Thanks are in order to some friends who got us the tickets (plus concessions vouchers) through their work. Thanks, guys!
So how was it? Let's recap:
The action on the field was OK, and although we are not soccer aficionados, the talent level is clearly not the same as what you would see at the Cup or in many European leagues. But it's fun to go to a game in person at least once in a while. The game ended in a 1-1 tie. RSL seem to play better and get more chances at goals, but they ended up even (Update: Curiosity led me to stumble upon some stats, and I can now confirm RSL outshot Chivas, 17-4, and 4-2 on goal). No overtime, no shootout. I guess that could be a downside to soccer sometimes: no winner. On the other hand, the team stretched their home unbeaten streak to 19 games, which I believe was announced as the longest such active streak in the MLS, and one of the longest in the league's relatively short history. By the way, the RSL goal was impressive, accurately described in an ESPN game recap as "a stunning left-footed volley," whereas the somewhat-cheap Chivas goal (and I say this not being a real fan of either team) was "knocked down from chest level (by the goalkeeper), only to have it bounce under him and into the goal."
What stood out the most, though, was the cheering and singing from the section of Chivas fans in the deck above us. It didn't just go on when their team did something good; it was nonstop. They only rested their vocal cords at halftime. It makes sense, right? When the players rest, the fans get to rest. But the truth is I had never seen anything like it in person. Even the college football and basketball games I've been to, which had some good crowds, weren't like this.
Chivas fans threw a LOT of streamers and confetti a few minutes after their team's goal (The picture doesn't do the scene justice, but you might get some idea of how it was)

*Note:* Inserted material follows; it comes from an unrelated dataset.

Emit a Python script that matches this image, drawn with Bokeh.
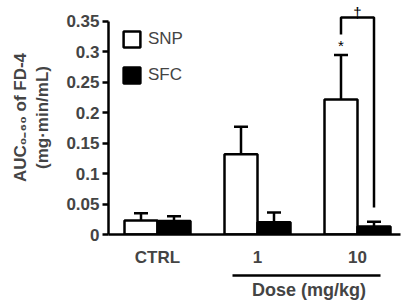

The singing from the video above included the words "Yo soy de Chivas"--"I am from Chivas," or "I am a fan of Chivas." Other than that it mentioned the "sentimiento" or "feeling" they have for the team, and they said "ole" a lot. I don't remember much else from the singing. But they did have a sign that said "Los capos del tablero"--"The bosses/studs of the standings." RSL fans had their own version calling themselves "kings of the standings" ("Siempre seremos los reyes del tablero").
By the way, many of the MLS teams are named after famous European clubs, e.g. Real Salt Lake/Real Madrid, and Chivas USA, based in L.A., is named after a famous Mexican team. Randon thought: do a lot of Chivas fans automatically become Chivas USA fans if they live in the states or follow MLS?
Because it was a holiday, the festivities didn't stop when the game ended. Area performers sang some contemporary hits, after which there was a massive fireworks show. All in all, it was a good night of entertainment. And that's not to mention some earlier events in the day that included parks and grub.